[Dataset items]
----------------

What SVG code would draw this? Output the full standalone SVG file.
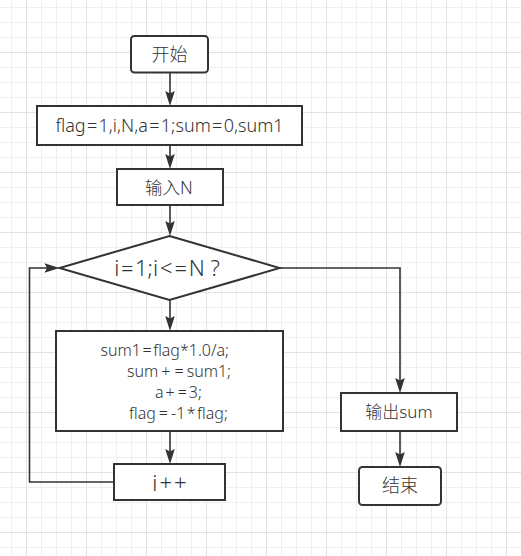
<svg xmlns="http://www.w3.org/2000/svg" width="521" height="556" viewBox="0 0 521 556">
<style>
.box{fill:#fff;stroke:#333;stroke-width:2}
.edge{fill:none;stroke:#333;stroke-width:1.6}
.t{font-family:"Noto Sans","Noto Sans CJK SC",sans-serif;font-weight:300;fill:#333;text-anchor:middle}
.tl{font-family:"Noto Sans","Noto Sans CJK SC",sans-serif;font-weight:300;fill:#333;font-size:16px}
</style>
<defs>
<pattern id="grid" patternUnits="userSpaceOnUse" x="26" y="52" width="60" height="60">
<path d="M15.5,0V60M30.5,0V60M45.5,0V60M0,15.5H60M0,30.5H60M0,45.5H60" stroke="#efefef" stroke-width="1" fill="none"/>
<path d="M0.5,0V60M0,0.5H60" stroke="#e2e2e2" stroke-width="1" fill="none"/>
</pattern>
<marker id="arr" viewBox="-16 -6 17 12" markerWidth="17" markerHeight="12" markerUnits="userSpaceOnUse" refX="-10" refY="0" orient="auto">
<path d="M0,0 L-15,-4.8 L-12.5,0 L-15,4.8 Z" fill="#333"/>
</marker>
</defs>
<rect width="521" height="556" fill="#fff"/>
<rect width="521" height="556" fill="url(#grid)"/>
<g id="connectors">
<path class="edge" d="M170,72 V96" marker-end="url(#arr)"/>
<path class="edge" d="M170,145 V159" marker-end="url(#arr)"/>
<path class="edge" d="M170,205 V226" marker-end="url(#arr)"/>
<path class="edge" d="M170,300 V321" marker-end="url(#arr)"/>
<path class="edge" d="M170,431 V454" marker-end="url(#arr)"/>
<path class="edge" d="M114,482 H29.5 V268 H49.5" marker-end="url(#arr)"/>
<path class="edge" d="M279.5,268 H400 V383" marker-end="url(#arr)"/>
<path class="edge" d="M400,431 V457" marker-end="url(#arr)"/>
</g>
<g id="start">
<rect class="box" x="131" y="36" width="77" height="36.5" rx="3.5"/>
<text class="t" x="169.5" y="61" font-size="18">开始</text>
</g>
<g id="init">
<rect class="box" x="37" y="106" width="265" height="39"/>
<text class="t" x="169.5" y="132" font-size="18">flag<tspan dx="1.3">=</tspan><tspan dx="1.3">1,i,N,a</tspan><tspan dx="1.3">=</tspan><tspan dx="1.3">1;sum</tspan><tspan dx="1.3">=</tspan><tspan dx="1.3">0,sum1</tspan></text>
</g>
<g id="input">
<rect class="box" x="117" y="169" width="106" height="36"/>
<text class="t" x="169" y="194" font-size="17.5">输入N</text>
</g>
<g id="decision">
<polygon class="box" points="169.5,236 279.5,268 169.5,300 59.5,268"/>
<text class="t" x="167" y="275.5" font-size="22">i<tspan dx="1.5">=</tspan><tspan dx="1.5">1;i</tspan><tspan dx="2">&lt;</tspan><tspan dx="2">=</tspan><tspan dx="1.5">N ?</tspan></text>
</g>
<g id="body">
<rect class="box" x="56" y="331" width="227" height="100"/>
<text class="tl" x="100.5" y="355.5">sum1<tspan dx="1.5">=</tspan><tspan dx="1.5">flag*1.0/a;</tspan></text>
<text class="tl" x="127" y="376.5">sum<tspan dx="3">+</tspan><tspan dx="4">=</tspan><tspan dx="3">sum1;</tspan></text>
<text class="tl" x="155" y="397.5">a<tspan dx="2">+</tspan><tspan dx="3">=</tspan><tspan dx="2">3;</tspan></text>
<text class="tl" x="129" y="419">flag<tspan dx="3">=</tspan><tspan dx="3">-1</tspan><tspan dx="1.5">*</tspan><tspan dx="1.5">flag;</tspan></text>
</g>
<g id="incr">
<rect class="box" x="114" y="464" width="111" height="36"/>
<text class="t" x="169.5" y="490.5" font-size="22">i<tspan dx="2">+</tspan><tspan dx="2">+</tspan></text>
</g>
<g id="output">
<rect class="box" x="341" y="393" width="116" height="38"/>
<text class="t" x="399" y="418" font-size="17">输出sum</text>
</g>
<g id="end">
<rect class="box" x="359" y="467" width="82" height="38" rx="3.5"/>
<text class="t" x="400" y="492" font-size="18">结束</text>
</g>
</svg>
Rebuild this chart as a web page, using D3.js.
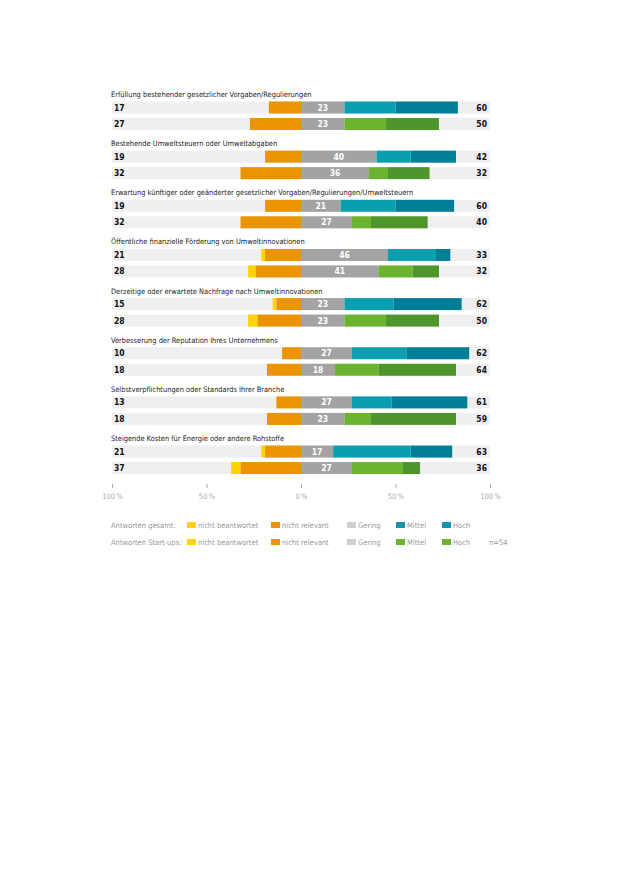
<!DOCTYPE html>
<html>
<head>
<meta charset="utf-8">
<script src="https://cdn.jsdelivr.net/npm/d3@7"></script>
<style>
  body { margin: 0; background: #fff; }
  text { font-family: "Liberation Sans Narrow", "DejaVu Sans Condensed", Roboto, sans-serif; }
</style>
</head>
<body>
<svg width="630" height="891"></svg>
<script>
var svg = d3.select('svg');

// categories (one title per pair of bars)
var categories = [
    "Erfüllung bestehender gesetzlicher Vorgaben/Regulierungen",
    "Bestehende Umweltsteuern oder Umweltabgaben",
    "Erwartung künftiger oder geänderter gesetzlicher Vorgaben/Regulierungen/Umweltsteuern",
    "Öffentliche finanzielle Förderung von Umweltinnovationen",
    "Derzeitige oder erwartete Nachfrage nach Umweltinnovationen",
    "Verbesserung der Reputation Ihres Unternehmens",
    "Selbstverpflichtungen oder Standards Ihrer Branche",
    "Steigende Kosten für Energie oder andere Rohstoffe"
];

// Antworten gesamt
var gesamtNichtBeantwortet = [0, 0, 0, 2, 2, 0, 0, 2];
var gesamtNichtRelevant    = [17, 19, 19, 19, 13, 10, 13, 19];
var gesamtGering           = [23, 40, 21, 46, 23, 27, 27, 17];
var gesamtMittel           = [27, 18, 29, 25, 26, 29, 21, 41];
var gesamtHoch             = [33, 24, 31, 8, 36, 33, 40, 22];

// Antworten Start-ups
var startNichtBeantwortet = [0, 0, 0, 4, 5, 0, 0, 5];
var startNichtRelevant    = [27, 32, 32, 24, 23, 18, 18, 32];
var startGering           = [23, 36, 27, 41, 23, 18, 23, 27];
var startMittel           = [22, 10, 10, 18, 22, 23, 14, 27];
var startHoch             = [28, 22, 30, 14, 28, 41, 45, 9];

var axisTicks = [-100, -50, 0, 50, 100];

var colors = {
    nb: '#ffd400', nr: '#ec9400', gering: '#a3a3a3',
    mittelG: '#0a9fb0', hochG: '#007e97',
    mittelS: '#6cb42f', hochS: '#4e962b'
};

// build the rows from the arrays
var rows = [];
categories.forEach(function(c, i){
    rows.push({cat: i, type: 'g', nb: gesamtNichtBeantwortet[i], nr: gesamtNichtRelevant[i],
        gering: gesamtGering[i], mittel: gesamtMittel[i], hoch: gesamtHoch[i]});
    rows.push({cat: i, type: 's', nb: startNichtBeantwortet[i], nr: startNichtRelevant[i],
        gering: startGering[i], mittel: startMittel[i], hoch: startHoch[i]});
});

var x = d3.scaleLinear().domain([-100, 100]).range([112, 490]);
var catY = d3.scaleBand().domain(d3.range(categories.length)).range([94, 94 + 8 * 49.15]);
var rowOffset = {g: 13.5, s: 30};   // row centre below the category title
var barH = 12;

function rowCenter(d){ return catY(d.cat) + rowOffset[d.type]; }

// category titles
svg.selectAll('.title')
    .data(categories)
    .enter()
    .append('text')
    .attr('class', 'title')
    .attr('x', 111)
    .attr('y', function(d, i){ return catY(i) + 3; })
    .style('font-size', '7.4px')
    .style('fill', '#222')
    .text(function(d){ return d; });

// gray background rows
svg.selectAll('.bg')
    .data(rows)
    .enter()
    .append('rect')
    .attr('x', x(-100))
    .attr('width', x(100) - x(-100))
    .attr('y', function(d){ return rowCenter(d) - barH / 2; })
    .attr('height', barH)
    .attr('fill', '#efefef');

// segments: left of zero (nicht relevant, nicht beantwortet) and right (gering, mittel, hoch)
function segments(d){
    var mc = d.type == 'g' ? colors.mittelG : colors.mittelS;
    var hc = d.type == 'g' ? colors.hochG : colors.hochS;
    return [
        {row: d, x0: -(d.nr + d.nb), x1: -d.nr, c: colors.nb},
        {row: d, x0: -d.nr, x1: 0, c: colors.nr},
        {row: d, x0: 0, x1: d.gering, c: colors.gering},
        {row: d, x0: d.gering, x1: d.gering + d.mittel, c: mc},
        {row: d, x0: d.gering + d.mittel, x1: d.gering + d.mittel + d.hoch, c: hc}
    ];
}

var rowG = svg.selectAll('.row')
    .data(rows)
    .enter()
    .append('g')
    .attr('class', 'row');

rowG.selectAll('rect')
    .data(function(d){ return segments(d).filter(function(s){ return s.x1 > s.x0; }); })
    .enter()
    .append('rect')
    .attr('x', function(s){ return x(s.x0); })
    .attr('width', function(s){ return x(s.x1) - x(s.x0); })
    .attr('y', function(s){ return rowCenter(s.row) - barH / 2; })
    .attr('height', barH)
    .attr('fill', function(s){ return s.c; });

// left numbers
rowG.append('text')
    .attr('x', 114)
    .attr('y', function(d){ return rowCenter(d) + 3; })
    .style('font-size', '8.5px')
    .style('font-weight', 'bold')
    .style('fill', '#111')
    .text(function(d){ return d.nb + d.nr; });

// right numbers
rowG.append('text')
    .attr('x', 487)
    .attr('y', function(d){ return rowCenter(d) + 3; })
    .attr('text-anchor', 'end')
    .style('font-size', '8.5px')
    .style('font-weight', 'bold')
    .style('fill', '#111')
    .text(function(d){ return d.mittel + d.hoch; });

// gering label in the gray segment
rowG.append('text')
    .attr('x', function(d){ return x(d.gering / 2); })
    .attr('y', function(d){ return rowCenter(d) + 3; })
    .attr('text-anchor', 'middle')
    .style('font-size', '8.5px')
    .style('font-weight', 'bold')
    .style('fill', '#fff')
    .text(function(d){ return d.gering; });

// axis
var axis = svg.append('g')
    .attr('transform', 'translate(0,484)')
    .call(d3.axisBottom(x).tickValues(axisTicks).tickSize(4).tickPadding(4)
        .tickFormat(function(d){ return Math.abs(d) + '\u2009%'; }));
axis.select('.domain').remove();
axis.selectAll('line').attr('stroke', '#aaa').attr('y1', 0).attr('y2', 4);
axis.selectAll('text').style('fill', '#aaa').style('font-size', '7.5px').attr('dy', '0.9em');

// legend
var legendLabels = ['nicht beantwortet', 'nicht relevant', 'Gering', 'Mittel', 'Hoch'];
var legendX = [187, 271, 347, 396, 442];
var legendRows = [
    {label: 'Antworten gesamt:', y: 525, cols: [colors.nb, colors.nr, '#d0d0d0', '#1596a6', '#1596a6']},
    {label: 'Antworten Start-ups:', y: 542, cols: [colors.nb, colors.nr, '#d0d0d0', '#6cb42f', '#6cb42f']}
];

legendRows.forEach(function(r){
    svg.append('text')
        .attr('x', 111).attr('y', r.y + 3)
        .style('font-size', '7.5px').style('fill', '#999')
        .text(r.label);
    legendLabels.forEach(function(l, j){
        svg.append('rect')
            .attr('x', legendX[j]).attr('y', r.y - 3)
            .attr('width', 9).attr('height', 6)
            .attr('fill', r.cols[j]);
        svg.append('text')
            .attr('x', legendX[j] + 11).attr('y', r.y + 3)
            .style('font-size', '7.5px').style('fill', '#999')
            .text(l);
    });
});

svg.append('text')
    .attr('x', 489).attr('y', 545)
    .style('font-size', '7.5px').style('fill', '#999')
    .text('n=54');
</script>
</body>
</html>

----------------

▸ To do: Only the lines starting at the line with "Rebuild this chart" and ending at the line with "var svg = d3.select('svg');" should be printed again, exactly and with both ends kept; omit the pictures.

▸ Result of the task:
Rebuild this chart as a web page, using D3.js.
<!DOCTYPE html>
<html>
<head>
<meta charset="utf-8">
<script src="https://cdn.jsdelivr.net/npm/d3@7"></script>
<style>
  body { margin: 0; background: #fff; }
  text { font-family: "Liberation Sans Narrow", "DejaVu Sans Condensed", Roboto, sans-serif; }
</style>
</head>
<body>
<svg width="630" height="891"></svg>
<script>
var svg = d3.select('svg');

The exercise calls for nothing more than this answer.